Ser progresistas, por Sergio Arancibia
Ser progresistas consiste, en primer lugar, en creer en la posibilidad de que nuestros países caminen por una senda de evolución positiva – en lo económico, en lo social y en lo político – es decir, suponer que no estamos condenados por la historia, ni por los dioses, ni por la raza, ni por la geografía, a perdurar en condiciones de atraso y de pobreza y, en segundo lugar, en tener propuestas concretas y realistas como para lograr que eso se haga posible, pues tampoco las cosas sucederán por casualidad.

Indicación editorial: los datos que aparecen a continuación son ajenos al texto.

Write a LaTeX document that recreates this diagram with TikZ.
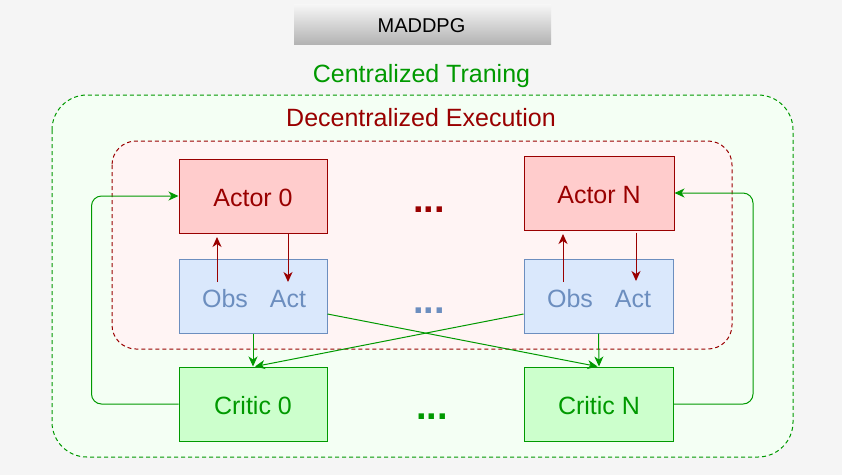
\documentclass[tikz,border=0pt]{standalone}
\usepackage{fontspec}
\setmainfont{Liberation Sans}
\usetikzlibrary{arrows.meta}
\definecolor{bgc}{HTML}{F5F5F5}
\definecolor{outfill}{HTML}{F4FFF4}
\definecolor{infill}{HTML}{FFF4F4}
\definecolor{dred}{HTML}{990000}
\definecolor{dgreen}{HTML}{009900}
\definecolor{actfill}{HTML}{FFCCCC}
\definecolor{obsfill}{HTML}{DAE8FC}
\definecolor{obsline}{HTML}{6C8EBF}
\definecolor{crifill}{HTML}{CCFFCC}
\definecolor{gtop}{HTML}{F7F7F7}
\definecolor{gbot}{HTML}{B3B3B3}
\tikzset{
  boxbase/.style={draw, line width=1pt, minimum height=74pt, inner sep=0pt,
    font=\fontsize{25}{30}\selectfont, text height=22pt},
  actorbox/.style={boxbase, fill=actfill, draw=dred, text=dred},
  obsbox/.style={boxbase, fill=obsfill, draw=obsline},
  criticbox/.style={boxbase, fill=crifill, draw=dgreen, text=dgreen},
  lbl/.style={anchor=base, inner sep=0pt, font=\fontsize{25}{30}\selectfont},
  dots/.style={anchor=base, inner sep=0pt, font=\bfseries\fontsize{38}{44}\selectfont},
  tip/.style={-{Stealth[length=10pt,width=9pt,inset=3pt]}},
  redarr/.style={tip, draw=dred, line width=1pt},
  grarr/.style={tip, draw=dgreen, line width=1pt},
}
\begin{document}
\begin{tikzpicture}[x=1pt,y=-1pt]
\useasboundingbox (0,0) rectangle (842,475);
\fill[bgc] (0,0) rectangle (842,475);
% title
\node[minimum width=257pt, minimum height=40pt, inner sep=0pt, top color=gtop, bottom color=gbot] (title) at (422.5,24) {};
\node[anchor=base, inner sep=0pt, font=\fontsize{20}{24}\selectfont] (titletext) at (421.5,32) {MADDPG};
% outer and inner regions
\draw[draw=dgreen, fill=outfill, line width=1pt, dash pattern=on 4pt off 3pt, rounded corners=35pt] (52,95) rectangle (793,457);
\node[lbl, text=dgreen] (ctlabel) at (421.5,82) {Centralized Traning};
\draw[draw=dred, fill=infill, line width=1pt, dash pattern=on 4pt off 3pt, rounded corners=24pt] (112,141) rectangle (732,349);
\node[lbl, text=dred] (delabel) at (421,126) {Decentralized Execution};
% actors
\node[actorbox, minimum width=148pt] (actor0) at (253,196) {Actor 0};
\node[actorbox, minimum width=150pt] (actorN) at (599,193) {Actor N};
% obs/act boxes
\node[obsbox, minimum width=148pt] (oa0) at (253,296) {};
\node[obsbox, minimum width=149pt] (oaN) at (598.5,296) {};
\node[lbl, text=obsline] (obs0) at (225,307) {Obs};
\node[lbl, text=obsline] (act0) at (288,307) {Act};
\node[lbl, text=obsline] (obsN) at (570,307) {Obs};
\node[lbl, text=obsline] (actN) at (633,307) {Act};
% critics
\node[criticbox, minimum width=148pt] (critic0) at (253,404) {Critic 0};
\node[criticbox, minimum width=149pt] (criticN) at (599,404) {Critic N};
% dots
\node[dots, text=dred] (dotsA) at (429,212) {...};
\node[dots, text=obsline] (dotsB) at (429,313) {...};
\node[dots, text=dgreen] (dotsC) at (432,419) {...};
% actor <-> obs/act
\coordinate (u0) at (217,282);
\coordinate (d0) at (288,282);
\coordinate (uN) at (563,282);
\coordinate (dN) at (636,281);
\draw[redarr, shorten >=3.5pt] (u0) -- (u0 |- actor0.south);
\draw[redarr] (d0 |- actor0.south) -- (d0);
\draw[redarr, shorten >=3.5pt] (uN) -- (uN |- actorN.south);
\draw[redarr, shorten <=2pt] (dN |- actorN.south) -- (dN);
% obs/act -> critics
\draw[grarr] (oa0.south) -- (critic0.north);
\draw[grarr] (oaN.south) -- (criticN.north);
\draw[grarr] ([yshift=-18pt]oa0.east) -- ([xshift=-1.5pt]criticN.north);
\draw[grarr] ([yshift=-18pt]oaN.west) -- ([xshift=2pt]critic0.north);
% critic -> actor feedback
\draw[grarr, rounded corners=10pt] (critic0.west) -- ++(-87,0) |- (actor0.west);
\draw[grarr, rounded corners=10pt] (criticN.east) -- ++(79,0) |- (actorN.east);
\end{tikzpicture}
\end{document}
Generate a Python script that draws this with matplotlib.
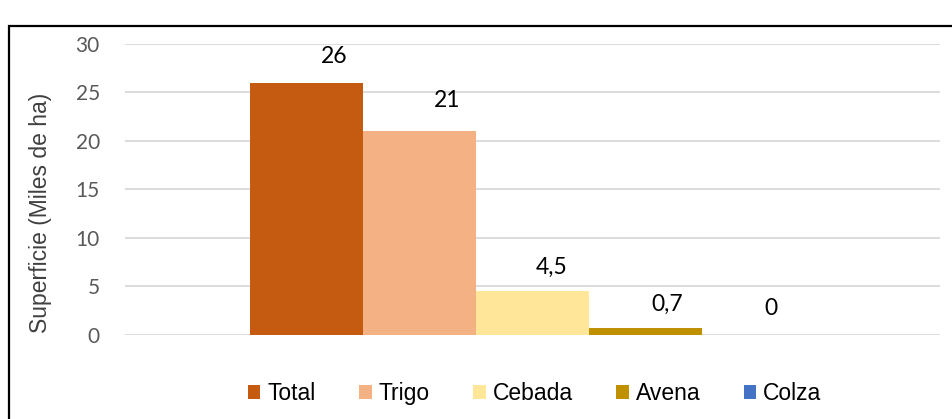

Durante muchos años y décadas, por lo menos en la América Latina, hubo sectores que legítimamente fueron calificados, o se autocalificaron, como progresistas. La mayoría de ellos provenía de las múltiples expresiones de la izquierda latinoamericana, pero no todas las izquierdas eran progresistas – pues había sectores cuyas propuestas no eran desde ningún punto de vista portadoras de progreso- ni todos los progresistas eran izquierdistas – pues había sectores liberales y demócratas que lucharon con fuerza y sinceridad para romper con atrasos seculares de nuestras sociedades y para abrir paso a la modernidad. Del seno del mundo progresista – así concebido – salieron propuestas tales como la nacionalización de las riquezas básicas – cobre, hierro, petróleo, estaño – la industrialización – aun con todas sus limitaciones que se manifestaron posteriormente – e incluso la ruptura, por diferentes vías, del mundo oligárquico y tradicional que imperaba en los sectores agrarios.
La historia no ha sido suficientemente justa en el reconocimiento del progresismo latinoamericano – que se ha visto muchas veces opacado por sus propias expresiones de utopismo, mesianismo, sectarismo y hasta militarismo. Pero no hay duda de que hubieron desde allí aportes sustantivos al progreso de nuestras naciones. Baste recordar que la nacionalización de las riquezas básicas permitió a los estados disponer de importantes excedentes económicos que se necesitaban para promover el desarrollo social y económico de nuestros países.
Hoy en día, sin embargo, no está claro cuales son las grandes propuestas de los viejos o de los nuevos movimientos progresistas como para hacer avanzar en un sentido históricamente positivo la vida social, política y económica de cada uno de los países de la región.
Aceptemos, por un momento, que hoy en día la sobrevivencia de nuestros países y sus posibilidades de disfrutar de todos los frutos de la vida moderna y de tener cuotas crecientes de libertad y de justicia social, depende de la capacidad de insertarse en forma exitosa en los canales y circuitos del comercio internacional contemporáneo, de la capacidad de captar, dominar y crear en el campo de la ciencia y la tecnología, de los acuerdos que se establezcan con otros países para potenciar de conjunto sus capacidades económicas y tecnológicas, y depende también, desde luego, de lo que se haga o deje de hacer en materia de distribución de la riqueza eventualmente creada, y de lo que se haga en materia de educación y salud.
En ámbitos más distantes del desarrollo económico nacional – pero igualmente importantes – el momento histórico exige respuestas – adecuadas a los tiempos que corren – a problemas que son universales y permanentes, tales como la defensa de los derechos humanos, la lucha en pro de los sectores más desfavorecidos en el seno de la sociedad, la lucha por la igualdad y la libertad, los derechos de las minorías y en avance y profundización de la democracia.
Si eso es así, entonces el ser progresista se convierte en un desafío en términos de generar respuestas y propuestas claras y creíbles respecto al que hacer en esos campos, las cuales deben ayudar, entre otras cosas, a diferenciar con claridad a los progresistas de los que no lo son, para que esa categoría siga teniendo vigencia.